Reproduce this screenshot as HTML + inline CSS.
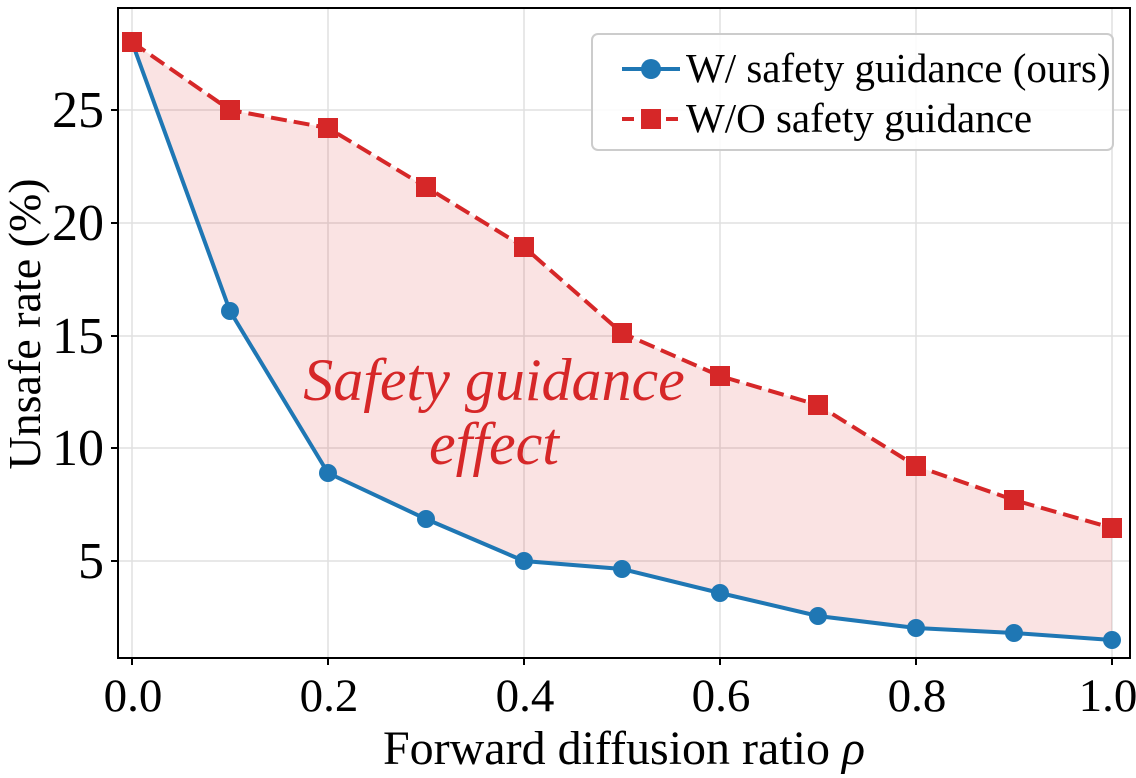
<!DOCTYPE html>
<html><head><style>body{margin:0;background:#fff}svg{display:block}text{font-family:"Liberation Serif",serif}</style></head><body>
<svg width="1136" height="778" xmlns="http://www.w3.org/2000/svg">
<rect width="1136" height="778" fill="#fff"/>
<g stroke="#e0e0e0" stroke-width="1.5">
<line x1="132" y1="8" x2="132" y2="658"/><line x1="328" y1="8" x2="328" y2="658"/><line x1="524" y1="8" x2="524" y2="658"/><line x1="720" y1="8" x2="720" y2="658"/><line x1="916" y1="8" x2="916" y2="658"/><line x1="1112" y1="8" x2="1112" y2="658"/>
<line x1="118" y1="110" x2="1130" y2="110"/><line x1="118" y1="223" x2="1130" y2="223"/><line x1="118" y1="336" x2="1130" y2="336"/><line x1="118" y1="448" x2="1130" y2="448"/><line x1="118" y1="561" x2="1130" y2="561"/>
</g>
<polygon fill="#d62728" fill-opacity="0.13" points="132,42 230,110 328,128 426,187 524,247 622,333 720,376 818,405 916,466 1014,500 1112,528 1112,640 1014,633 916,628 818,616 720,593 622,569 524,561 426,519 328,473 230,311 132,42"/>
<polyline fill="none" stroke="#d62728" stroke-width="4" stroke-dasharray="16,7" points="132,42 230,110 328,128 426,187 524,247 622,333 720,376 818,405 916,466 1014,500 1112,528"/>
<polyline fill="none" stroke="#1f77b4" stroke-width="4" points="132,42 230,311 328,473 426,519 524,561 622,569 720,593 818,616 916,628 1014,633 1112,640"/>
<g fill="#1f77b4">
<circle cx="132" cy="42" r="9"/><circle cx="230" cy="311" r="9"/><circle cx="328" cy="473" r="9"/><circle cx="426" cy="519" r="9"/><circle cx="524" cy="561" r="9"/><circle cx="622" cy="569" r="9"/><circle cx="720" cy="593" r="9"/><circle cx="818" cy="616" r="9"/><circle cx="916" cy="628" r="9"/><circle cx="1014" cy="633" r="9"/><circle cx="1112" cy="640" r="9"/>
</g>
<g fill="#d62728">
<rect x="122" y="32" width="20" height="20"/><rect x="220" y="100" width="20" height="20"/><rect x="318" y="118" width="20" height="20"/><rect x="416" y="177" width="20" height="20"/><rect x="514" y="237" width="20" height="20"/><rect x="612" y="323" width="20" height="20"/><rect x="710" y="366" width="20" height="20"/><rect x="808" y="395" width="20" height="20"/><rect x="906" y="456" width="20" height="20"/><rect x="1004" y="490" width="20" height="20"/><rect x="1102" y="518" width="20" height="20"/>
</g>
<rect x="118" y="8" width="1012" height="650" fill="none" stroke="#000" stroke-width="2"/>
<g stroke="#000" stroke-width="2">
<line x1="132" y1="658" x2="132" y2="665"/><line x1="328" y1="658" x2="328" y2="665"/><line x1="524" y1="658" x2="524" y2="665"/><line x1="720" y1="658" x2="720" y2="665"/><line x1="916" y1="658" x2="916" y2="665"/><line x1="1112" y1="658" x2="1112" y2="665"/>
<line x1="111" y1="110" x2="118" y2="110"/><line x1="111" y1="223" x2="118" y2="223"/><line x1="111" y1="336" x2="118" y2="336"/><line x1="111" y1="448" x2="118" y2="448"/><line x1="111" y1="561" x2="118" y2="561"/>
</g>
<g font-size="47" text-anchor="middle">
<text x="133" y="711">0.0</text><text x="329" y="711">0.2</text><text x="525" y="711">0.4</text><text x="721" y="711">0.6</text><text x="917" y="711">0.8</text><text x="1108" y="711">1.0</text>
</g>
<g font-size="52" text-anchor="end">
<text x="104" y="127">25</text><text x="104" y="240">20</text><text x="104" y="353">15</text><text x="104" y="465">10</text><text x="104" y="578">5</text>
</g>
<text x="624" y="764" font-size="48" text-anchor="middle">Forward diffusion ratio <tspan font-style="italic">ρ</tspan></text>
<text transform="translate(40,324) rotate(-90)" font-size="46" text-anchor="middle">Unsafe rate (%)</text>
<g fill="#d62728" font-style="italic" font-size="60" text-anchor="middle">
<text x="494" y="400">Safety guidance</text><text x="494" y="464">effect</text>
</g>
<rect x="592" y="34" width="521" height="116" rx="6" fill="#fff" fill-opacity="0.85" stroke="#ccc" stroke-width="2"/>
<line x1="622" y1="69" x2="680" y2="69" stroke="#1f77b4" stroke-width="4"/><circle cx="651" cy="69" r="10" fill="#1f77b4"/>
<line x1="622" y1="119" x2="680" y2="119" stroke="#d62728" stroke-width="4" stroke-dasharray="12,10"/><rect x="641" y="109" width="20" height="20" fill="#d62728"/>
<text x="686" y="82" font-size="41">W/ safety guidance (ours)</text>
<text x="686" y="132" font-size="41">W/O safety guidance</text>
</svg>
</body></html>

=-=-=

OBJECTIVE => Restate the entire listing word for word, excluding pictures.

EXERCISE RESPONSE =>
Reproduce this screenshot as HTML + inline CSS.
<!DOCTYPE html>
<html><head><style>body{margin:0;background:#fff}svg{display:block}text{font-family:"Liberation Serif",serif}</style></head><body>
<svg width="1136" height="778" xmlns="http://www.w3.org/2000/svg">
<rect width="1136" height="778" fill="#fff"/>
<g stroke="#e0e0e0" stroke-width="1.5">
<line x1="132" y1="8" x2="132" y2="658"/><line x1="328" y1="8" x2="328" y2="658"/><line x1="524" y1="8" x2="524" y2="658"/><line x1="720" y1="8" x2="720" y2="658"/><line x1="916" y1="8" x2="916" y2="658"/><line x1="1112" y1="8" x2="1112" y2="658"/>
<line x1="118" y1="110" x2="1130" y2="110"/><line x1="118" y1="223" x2="1130" y2="223"/><line x1="118" y1="336" x2="1130" y2="336"/><line x1="118" y1="448" x2="1130" y2="448"/><line x1="118" y1="561" x2="1130" y2="561"/>
</g>
<polygon fill="#d62728" fill-opacity="0.13" points="132,42 230,110 328,128 426,187 524,247 622,333 720,376 818,405 916,466 1014,500 1112,528 1112,640 1014,633 916,628 818,616 720,593 622,569 524,561 426,519 328,473 230,311 132,42"/>
<polyline fill="none" stroke="#d62728" stroke-width="4" stroke-dasharray="16,7" points="132,42 230,110 328,128 426,187 524,247 622,333 720,376 818,405 916,466 1014,500 1112,528"/>
<polyline fill="none" stroke="#1f77b4" stroke-width="4" points="132,42 230,311 328,473 426,519 524,561 622,569 720,593 818,616 916,628 1014,633 1112,640"/>
<g fill="#1f77b4">
<circle cx="132" cy="42" r="9"/><circle cx="230" cy="311" r="9"/><circle cx="328" cy="473" r="9"/><circle cx="426" cy="519" r="9"/><circle cx="524" cy="561" r="9"/><circle cx="622" cy="569" r="9"/><circle cx="720" cy="593" r="9"/><circle cx="818" cy="616" r="9"/><circle cx="916" cy="628" r="9"/><circle cx="1014" cy="633" r="9"/><circle cx="1112" cy="640" r="9"/>
</g>
<g fill="#d62728">
<rect x="122" y="32" width="20" height="20"/><rect x="220" y="100" width="20" height="20"/><rect x="318" y="118" width="20" height="20"/><rect x="416" y="177" width="20" height="20"/><rect x="514" y="237" width="20" height="20"/><rect x="612" y="323" width="20" height="20"/><rect x="710" y="366" width="20" height="20"/><rect x="808" y="395" width="20" height="20"/><rect x="906" y="456" width="20" height="20"/><rect x="1004" y="490" width="20" height="20"/><rect x="1102" y="518" width="20" height="20"/>
</g>
<rect x="118" y="8" width="1012" height="650" fill="none" stroke="#000" stroke-width="2"/>
<g stroke="#000" stroke-width="2">
<line x1="132" y1="658" x2="132" y2="665"/><line x1="328" y1="658" x2="328" y2="665"/><line x1="524" y1="658" x2="524" y2="665"/><line x1="720" y1="658" x2="720" y2="665"/><line x1="916" y1="658" x2="916" y2="665"/><line x1="1112" y1="658" x2="1112" y2="665"/>
<line x1="111" y1="110" x2="118" y2="110"/><line x1="111" y1="223" x2="118" y2="223"/><line x1="111" y1="336" x2="118" y2="336"/><line x1="111" y1="448" x2="118" y2="448"/><line x1="111" y1="561" x2="118" y2="561"/>
</g>
<g font-size="47" text-anchor="middle">
<text x="133" y="711">0.0</text><text x="329" y="711">0.2</text><text x="525" y="711">0.4</text><text x="721" y="711">0.6</text><text x="917" y="711">0.8</text><text x="1108" y="711">1.0</text>
</g>
<g font-size="52" text-anchor="end">
<text x="104" y="127">25</text><text x="104" y="240">20</text><text x="104" y="353">15</text><text x="104" y="465">10</text><text x="104" y="578">5</text>
</g>
<text x="624" y="764" font-size="48" text-anchor="middle">Forward diffusion ratio <tspan font-style="italic">ρ</tspan></text>
<text transform="translate(40,324) rotate(-90)" font-size="46" text-anchor="middle">Unsafe rate (%)</text>
<g fill="#d62728" font-style="italic" font-size="60" text-anchor="middle">
<text x="494" y="400">Safety guidance</text><text x="494" y="464">effect</text>
</g>
<rect x="592" y="34" width="521" height="116" rx="6" fill="#fff" fill-opacity="0.85" stroke="#ccc" stroke-width="2"/>
<line x1="622" y1="69" x2="680" y2="69" stroke="#1f77b4" stroke-width="4"/><circle cx="651" cy="69" r="10" fill="#1f77b4"/>
<line x1="622" y1="119" x2="680" y2="119" stroke="#d62728" stroke-width="4" stroke-dasharray="12,10"/><rect x="641" y="109" width="20" height="20" fill="#d62728"/>
<text x="686" y="82" font-size="41">W/ safety guidance (ours)</text>
<text x="686" y="132" font-size="41">W/O safety guidance</text>
</svg>
</body></html>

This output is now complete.